The title track is a gorgeous little ode musically but again is punctuated by the caveat of the great distance between humans and nature. Intricate arrangements abound on the rail against the social and environmental dangers of big oil, ‘Just From Chevron’, “Where she (the oil) collapses into the shore”. There is a sense of hopeless, yet determined defiance, “Don’t think I won’t try, when I close my eyes, whatever the people will drive, I swear I will survive. All of my friends my enemies too, live in the shadows of the dirtiest few”. A celebration seemingly  abounds on ‘Dance For You’ where its bubbly disposition almost enables you to skip down the road alongside Longstreth as he sings “I boogie down Gargoyle Street”.

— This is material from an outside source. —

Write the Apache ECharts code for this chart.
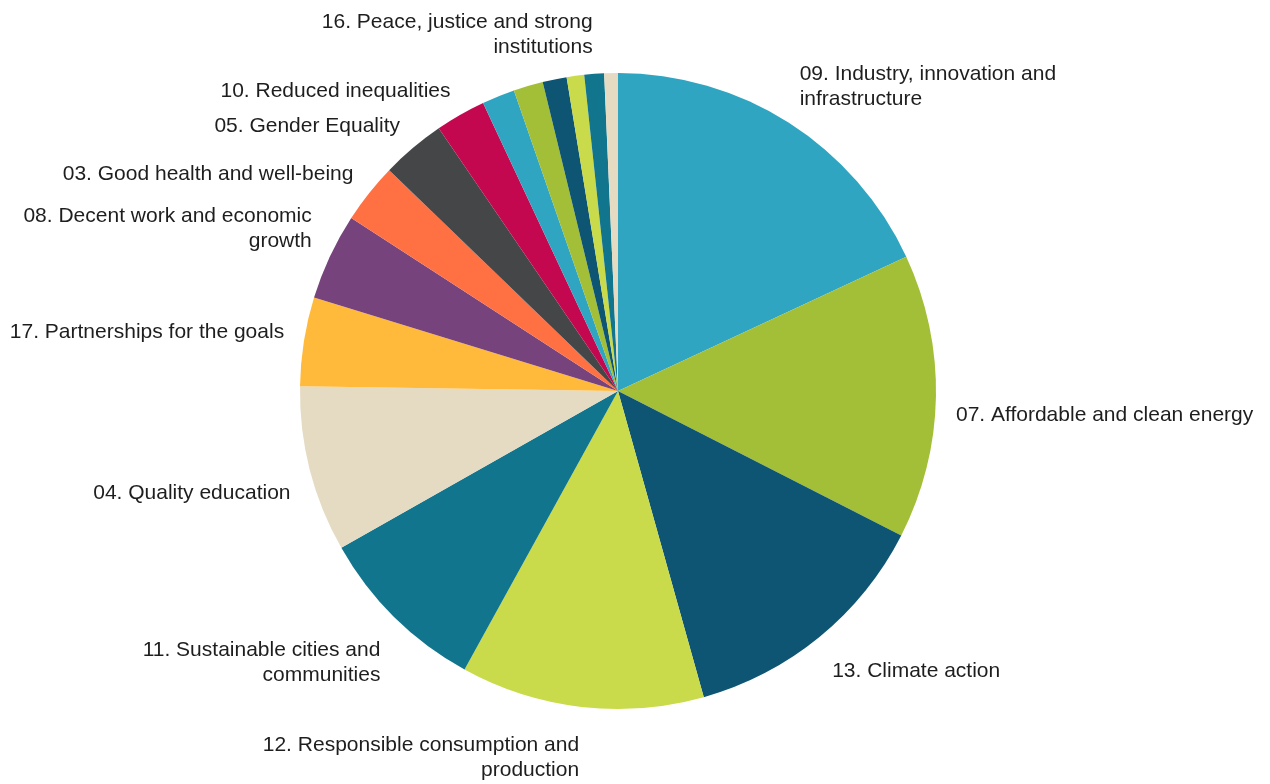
<!DOCTYPE html>
<html>
<head>
<meta charset="utf-8">
<script src="https://cdn.jsdelivr.net/npm/echarts@6/dist/echarts.min.js"></script>
<style>
html,body{margin:0;padding:0;background:#fff;}
#chart{width:1270px;height:784px;}
</style>
</head>
<body>
<div id="chart"></div>
<script>
var categories = [
  '09. Industry, innovation and\ninfrastructure',
  '07. Affordable and clean energy',
  '13. Climate action',
  '12. Responsible consumption and\nproduction',
  '11. Sustainable cities and\ncommunities',
  '04. Quality education',
  '17. Partnerships for the goals',
  '08. Decent work and economic\ngrowth',
  '03. Good health and well-being',
  '05. Gender Equality',
  '10. Reduced inequalities',
  '06. Clean water and sanitation',
  '15. Life on land',
  '14. Life below water',
  '02. Zero hunger',
  '16. Peace, justice and strong\ninstitutions',
  '01. No poverty'
];
var values = [65, 52, 47.3, 44.5, 31.6, 30.4, 16.2, 15.9, 11, 11.7, 9.2, 6, 5.4, 4.4, 3.2, 3.6, 2.5];
var showLabel = [true, true, true, true, true, true, true, true, true, true, true, false, false, false, false, true, false];
var colors = ['#2fa5c1', '#a2bf37', '#0d5572', '#c9db4a', '#10758d', '#e4dbc2', '#ffb93b', '#77437d', '#ff7043', '#454648', '#c4084f',
              '#2fa5c1', '#a2bf37', '#0d5572', '#c9db4a', '#10758d', '#e4dbc2'];

var CX = 618, CY = 391, R = 318, GAP = 20, TEXT_SHIFT = 6;

var data = categories.map(function (c, i) {
  return {
    name: c,
    value: values[i],
    itemStyle: { color: colors[i] },
    label: { show: showLabel[i] }
  };
});

// mid-angle of each slice (clockwise from 12 o'clock), derived from the values
var total = values.reduce(function (a, b) { return a + b; }, 0);
var midAngles = [];
(function () {
  var acc = 0;
  for (var i = 0; i < values.length; i++) {
    midAngles.push((acc + values[i] / 2) / total * 2 * Math.PI);
    acc += values[i];
  }
})();

var chart = echarts.init(document.getElementById('chart'));
chart.setOption({
  animation: false,
  series: [{
    type: 'pie',
    center: [CX, CY],
    radius: R,
    startAngle: 90,
    clockwise: true,
    data: data,
    label: {
      position: 'outside',
      formatter: '{b}',
      overflow: 'none',
      fontFamily: 'Liberation Sans, Arial, sans-serif',
      fontSize: 21,
      lineHeight: 25,
      color: '#1e1e1e'
    },
    labelLine: { show: false },
    labelLayout: function (params) {
      var a = midAngles[params.dataIndex];
      var s = Math.sin(a), c = Math.cos(a);
      return {
        x: CX + (R + GAP) * s,
        y: CY - (R + GAP) * c + TEXT_SHIFT,
        align: s >= 0 ? 'left' : 'right',
        verticalAlign: c >= 0 ? 'bottom' : 'top'
      };
    },
    itemStyle: { borderWidth: 0 },
    emphasis: { disabled: true }
  }]
});
</script>
</body>
</html>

Hanging tremolo and vibrato guitar and an inside out beat herald the beginning of Side Two. ‘Maybe That Was It’ combines falsetto vocals, percolating guitar, an intermittent beat and crashing percussion to maximum cascading effect. Indeed the track is one of the albums many highlights. ‘Impregnable Question’ seems to be a term that could be said to preoccupy the whole album but personally its an ode to Coffman, who is currently in a relationship with Longstreth. “We don’t see eye to eye, But I need you, And you’re always on my mind…We have shared it all, We have both stood tall, What is mine is yours, in happiness and strife, You’re my love, And I want you in my life”. ‘See What She’s Seeing’ employs strings to emotive effect as the ping pong like percussion (bit of Flying Lotus perhaps) engulfs the perfect harmonies that belie the lyrical disconsolation, ‘I can see what she’s seeing’ and then directly to the protagonist, ‘but you can’t see me’.

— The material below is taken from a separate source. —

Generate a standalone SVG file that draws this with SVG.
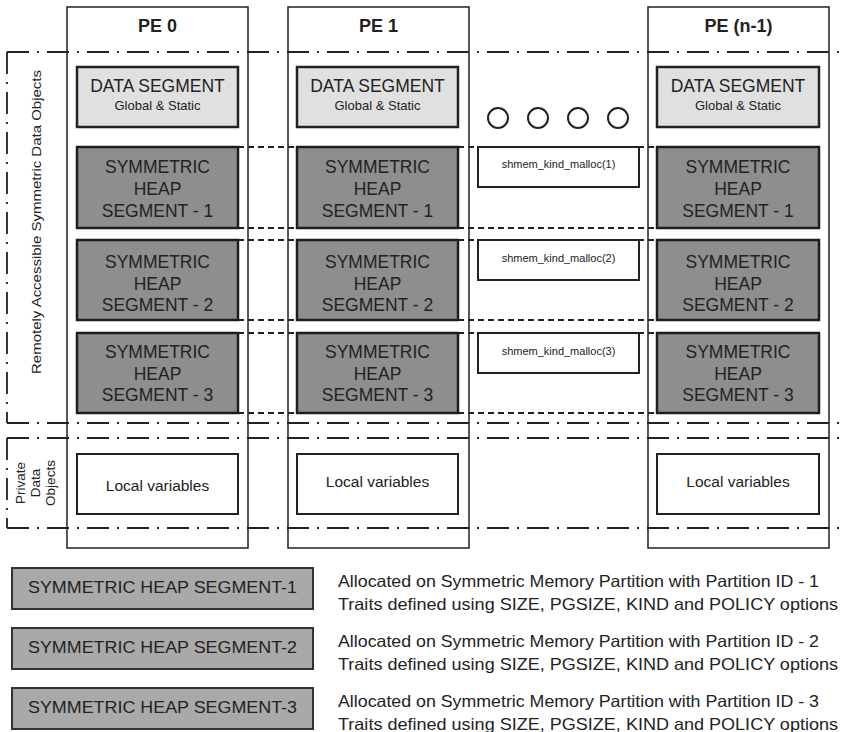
<svg xmlns="http://www.w3.org/2000/svg" width="846" height="732" viewBox="0 0 846 732">
  <style>
    text { font-family: "Liberation Sans", Arial, sans-serif; fill: #222; }
    .pe { fill: #fff; stroke: #222; stroke-width: 1.5; }
    .title { font-size: 18px; font-weight: bold; text-anchor: middle; }
    .data { fill: #e0e0e0; stroke: #222; stroke-width: 2.5; }
    .heap { fill: #8e8e8e; stroke: #1e1e1e; stroke-width: 2.5; }
    .local { fill: #fff; stroke: #222; stroke-width: 2; }
    .call { fill: #fff; stroke: #222; stroke-width: 2; }
    .legend { fill: #a9a9a9; stroke: #333; stroke-width: 2; }
    .big { font-size: 17.5px; text-anchor: middle; }
    .sub { font-size: 13px; text-anchor: middle; }
    .mid { font-size: 15.5px; text-anchor: middle; }
    .small { font-size: 11px; text-anchor: middle; }
    .side { font-size: 13.5px; text-anchor: middle; }
    .leg { font-size: 16.5px; }
    .region { fill: none; stroke: #222; stroke-width: 1.8; stroke-dasharray: 22 8 2 8; }
    .link { fill: none; stroke: #222; stroke-width: 2; stroke-dasharray: 6 4; }
    .dot { fill: #fff; stroke: #222; stroke-width: 2; }
  </style>

  <!-- PE columns -->
  <g id="pe0-column"><rect class="pe" x="67" y="7" width="181" height="541"/><text class="title" x="157.5" y="32">PE 0</text></g>
  <g id="pe1-column"><rect class="pe" x="288" y="7" width="181" height="541"/><text class="title" x="378.5" y="32">PE 1</text></g>
  <g id="pen-column"><rect class="pe" x="648" y="7" width="181" height="541"/><text class="title" x="738.5" y="32">PE (n-1)</text></g>

  <!-- region boundaries (dash-dot) -->
  <g id="regions">
    <path class="region" d="M7,52 H846"/>
    <path class="region" d="M7,52 V423"/>
    <path class="region" d="M7,423 H846"/>
    <path class="region" d="M7,438 H846"/>
    <path class="region" d="M7,438 V528"/>
    <path class="region" d="M7,528 H846"/>
    <text class="side" transform="translate(41,222) rotate(-90)" textLength="304" lengthAdjust="spacingAndGlyphs">Remotely Accessible Symmetric Data Objects</text>
    <text class="side" transform="translate(25,483) rotate(-90)">Private</text>
    <text class="side" transform="translate(40,483) rotate(-90)">Data</text>
    <text class="side" transform="translate(55,483) rotate(-90)">Objects</text>
  </g>

  <!-- connectors: dashed lines joining matching heap segments across PEs -->
  <g id="connectors">
    <path class="link" d="M238,147 H657 M238,228 H657"/>
    <path class="link" d="M238,240 H657 M238,320 H657"/>
    <path class="link" d="M238,333 H657 M238,413 H657"/>
  </g>

  <!-- data segments -->
  <g id="pe0-data"><rect class="data" x="77" y="67" width="161" height="60"/><text class="big" x="157.5" y="92">DATA SEGMENT</text><text class="sub" x="157.5" y="110">Global &amp; Static</text></g>
  <g id="pe1-data"><rect class="data" x="297" y="67" width="161" height="60"/><text class="big" x="377.5" y="92">DATA SEGMENT</text><text class="sub" x="377.5" y="110">Global &amp; Static</text></g>
  <g id="pen-data"><rect class="data" x="657" y="67" width="162" height="60"/><text class="big" x="738" y="92">DATA SEGMENT</text><text class="sub" x="738" y="110">Global &amp; Static</text></g>

  <!-- ellipsis -->
  <g id="ellipsis">
    <circle class="dot" cx="498" cy="118" r="10"/>
    <circle class="dot" cx="538" cy="118" r="10"/>
    <circle class="dot" cx="578" cy="118" r="10"/>
    <circle class="dot" cx="618" cy="118" r="10"/>
  </g>

  <!-- heap segment 1 -->
  <g id="pe0-heap1"><rect class="heap" x="77" y="147" width="161" height="81"/><text class="big" x="157.5" y="173">SYMMETRIC</text><text class="big" x="157.5" y="195">HEAP</text><text class="big" x="157.5" y="217">SEGMENT - 1</text></g>
  <g id="pe1-heap1"><rect class="heap" x="297" y="147" width="161" height="81"/><text class="big" x="377.5" y="173">SYMMETRIC</text><text class="big" x="377.5" y="195">HEAP</text><text class="big" x="377.5" y="217">SEGMENT - 1</text></g>
  <g id="pen-heap1"><rect class="heap" x="657" y="147" width="162" height="81"/><text class="big" x="738" y="173">SYMMETRIC</text><text class="big" x="738" y="195">HEAP</text><text class="big" x="738" y="217">SEGMENT - 1</text></g>
  <g id="malloc1"><rect class="call" x="478" y="147" width="161" height="40"/><text class="small" x="558.5" y="168">shmem_kind_malloc(1)</text></g>

  <!-- heap segment 2 -->
  <g id="pe0-heap2"><rect class="heap" x="77" y="240" width="161" height="80"/><text class="big" x="157.5" y="268">SYMMETRIC</text><text class="big" x="157.5" y="290">HEAP</text><text class="big" x="157.5" y="311">SEGMENT - 2</text></g>
  <g id="pe1-heap2"><rect class="heap" x="297" y="240" width="161" height="80"/><text class="big" x="377.5" y="268">SYMMETRIC</text><text class="big" x="377.5" y="290">HEAP</text><text class="big" x="377.5" y="311">SEGMENT - 2</text></g>
  <g id="pen-heap2"><rect class="heap" x="657" y="240" width="162" height="80"/><text class="big" x="738" y="268">SYMMETRIC</text><text class="big" x="738" y="290">HEAP</text><text class="big" x="738" y="311">SEGMENT - 2</text></g>
  <g id="malloc2"><rect class="call" x="478" y="240" width="161" height="40"/><text class="small" x="558.5" y="262">shmem_kind_malloc(2)</text></g>

  <!-- heap segment 3 -->
  <g id="pe0-heap3"><rect class="heap" x="77" y="333" width="161" height="80"/><text class="big" x="157.5" y="358">SYMMETRIC</text><text class="big" x="157.5" y="380">HEAP</text><text class="big" x="157.5" y="401">SEGMENT - 3</text></g>
  <g id="pe1-heap3"><rect class="heap" x="297" y="333" width="161" height="80"/><text class="big" x="377.5" y="358">SYMMETRIC</text><text class="big" x="377.5" y="380">HEAP</text><text class="big" x="377.5" y="401">SEGMENT - 3</text></g>
  <g id="pen-heap3"><rect class="heap" x="657" y="333" width="162" height="80"/><text class="big" x="738" y="358">SYMMETRIC</text><text class="big" x="738" y="380">HEAP</text><text class="big" x="738" y="401">SEGMENT - 3</text></g>
  <g id="malloc3"><rect class="call" x="478" y="333" width="161" height="40"/><text class="small" x="558.5" y="355">shmem_kind_malloc(3)</text></g>

  <!-- private data -->
  <g id="pe0-local"><rect class="local" x="77" y="454" width="161" height="60"/><text class="mid" x="157.5" y="491">Local variables</text></g>
  <g id="pe1-local"><rect class="local" x="297" y="454" width="161" height="60"/><text class="mid" x="377.5" y="487">Local variables</text></g>
  <g id="pen-local"><rect class="local" x="657" y="454" width="162" height="60"/><text class="mid" x="738" y="487">Local variables</text></g>

  <!-- legend -->
  <g id="legend1">
    <rect class="legend" x="12" y="568" width="301" height="41"/>
    <text class="leg" x="162.5" y="593" text-anchor="middle" textLength="269" lengthAdjust="spacingAndGlyphs">SYMMETRIC HEAP SEGMENT-1</text>
    <text class="leg" x="338" y="587" textLength="481" lengthAdjust="spacingAndGlyphs">Allocated on Symmetric Memory Partition with Partition ID - 1</text>
    <text class="leg" x="338" y="610" textLength="500" lengthAdjust="spacingAndGlyphs">Traits defined using SIZE, PGSIZE, KIND and POLICY options</text>
  </g>
  <g id="legend2">
    <rect class="legend" x="12" y="628" width="301" height="41"/>
    <text class="leg" x="162.5" y="653" text-anchor="middle" textLength="269" lengthAdjust="spacingAndGlyphs">SYMMETRIC HEAP SEGMENT-2</text>
    <text class="leg" x="338" y="647" textLength="481" lengthAdjust="spacingAndGlyphs">Allocated on Symmetric Memory Partition with Partition ID - 2</text>
    <text class="leg" x="338" y="670" textLength="500" lengthAdjust="spacingAndGlyphs">Traits defined using SIZE, PGSIZE, KIND and POLICY options</text>
  </g>
  <g id="legend3">
    <rect class="legend" x="12" y="688" width="301" height="41"/>
    <text class="leg" x="162.5" y="713" text-anchor="middle" textLength="269" lengthAdjust="spacingAndGlyphs">SYMMETRIC HEAP SEGMENT-3</text>
    <text class="leg" x="338" y="707" textLength="481" lengthAdjust="spacingAndGlyphs">Allocated on Symmetric Memory Partition with Partition ID - 3</text>
    <text class="leg" x="338" y="730" textLength="500" lengthAdjust="spacingAndGlyphs">Traits defined using SIZE, PGSIZE, KIND and POLICY options</text>
  </g>
</svg>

‘The Socialites’ sees Coffman take vocal duties. Her angelic voice is all over the track as she sings tellingly, ‘We’ll never let on the face you wear is wrong…we’ll never let on, when you meet someone real’. That reluctant fakeness that sometimes needs to be employed to survive a soulless world is represented by the warped guitar note that high-lows throughout. ‘Unto Caesar’ begins with a nostalgic 60s feel and that continues throughout with the string arrangements, only to be rudely but appropriately interrupted by the chorus. It’s on this track that Longstreth’s dominance is playfully and wryly toyed with by Coffman and Dekle, who seem to mock him somewhat stating his lyrics ‘don’t make any sense’. It’s really important that this was left on the album. Longstreth and company, even when their tongues have been firmly in cheek have sometimes, wrongly, had the aura of inpenetrability. This helps rectify this anomaly somewhat. ‘Irresponsible Tune’ is the musical nightcap the album had to have. But lyrics wise it’s no comfortable end to the metaphorical night. Longstreth is as direct and as pointed as ever, “In my heart there is music, in my mind is a song, but in my eyes a world crooked, fucked up and wrong”.

Swing Lo Magellan is peppered lyrically with asides to being on the outside. Existing outside of peoples easy intellectual reach and being acutely aware of the inanities, gullibilities and stupidities of the mainstream herd can be a liberating but also quite alienating experience. That juxtaposition though, can be held up like a mirror to the Dirty Projectors’ entire career. Their strength is that their mainstay has never played to the crowd and that means the end result always matters where its important – in its art, in its concepts and this time especially in its individual songs. On ‘The Socialites’, Coffman sings Longstreth’s lyric, “I’m glad they’re the ones on the other side of the glass, Who knows what my spirit is worth in cold hard cash”. For the sake of independent artistry in music lets hope that question is increasingly rarely asked and never answered. Often seemingly initially  impenetrable, Dirty Projectors always reward patience and once again with Swing Lo Magellan, the term, it will reward you in spades, doesn’t even come close to giving a clue as to how much it will.  What’s next for Longstreth and company, who knows? But one thing is for sure, it will matter.